Dutch Brand Christiaan Van Der Klaauw (CVDK) has made quite a name for itself with its astronomy-inspired watches over the years. Just last year, it won the prize for best Calendar and Astronomy Watch at the GPHG with the Planetarium Eise Eisinga. While that watch featured a dial that resembled the blue-painted ceiling of the Eise Eisinga planetarium in Franeker, Netherlands, the oldest working orrery in the world, this latest edition pays tribute to Mars.
The Planetarium Dunes of Mars does so by a dial that is made from red aventurine. This manufactured glass-like material is not uncommonly used in watchmaking, but it is primarily blue. In this color, it resembles the night sky, but in red, it gets a different character. With a grainy look, in which you see flashes of gold as light hits the dial, it resembles red sand. This makes the name of the watch, Dunes of Mars, very appropriate.

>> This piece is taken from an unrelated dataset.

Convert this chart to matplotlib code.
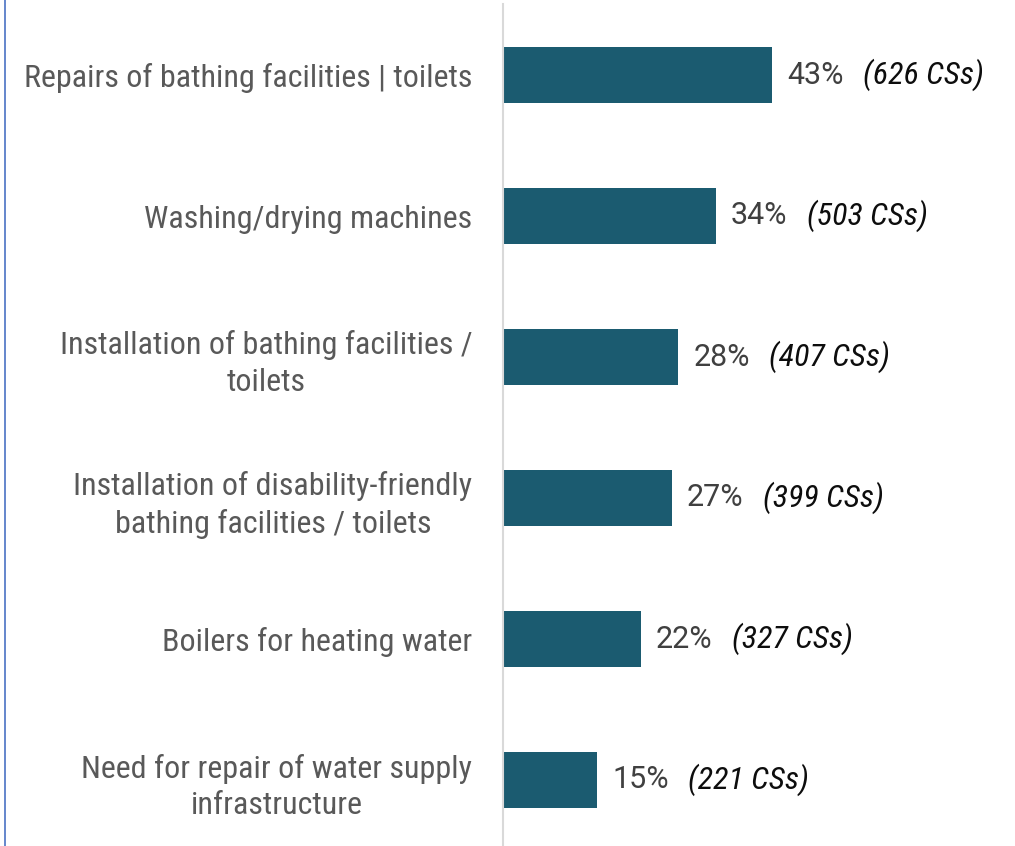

A sense of depth is created by the CVDK logo at twelve o’clock, flanked on each side by three roman numerals that all lie on top of the dial. In between, there is a subdial that indicates the date and the month. This also sits on top of the dial, just like the planetarium, which gets center stage at the bottom half of the dial. It is the smallest of its kind in the world and shows the orbits of Mercury, Venus, Earth, Mars, Jupiter, and Saturn around the Sun. As you see Mercury making more than three complete rounds in a year, it takes Saturn 29.46 years to go around just once.
The watch is powered by caliber CVDK7386, which is fitted with two mainspring barrels, giving it a power reserve of 96 hours. The movement can be admired through the sapphire insert in the caseback, and it includes a beautifully decorated oscillating weight. CVDK offers the Planetarium Dunes of Mars in pink gold for €70,000 (approximately $73,500) or white gold for € 75,300 (approximately $79,000). As is traditional for the brand, a steel version is also available, with pricing marked at €49,500 (approximately $52,000). CVDK will make only six pieces in each of the different types of metal.
While I love what the pink gold does to the red aventurine dial, it might be too rich a combination for some. In stainless steel, the Planetarium Dunes of Mars becomes very wearable and can easily be somebodies daily watch. That leaves the white gold version because why would you pay a premium when it looks so similar to stainless steel? Because you know it’s gold and are reminded of it because of the heft, and also because a connoisseur will appreciate the slightly different color and softer reflection of light of the precious metal.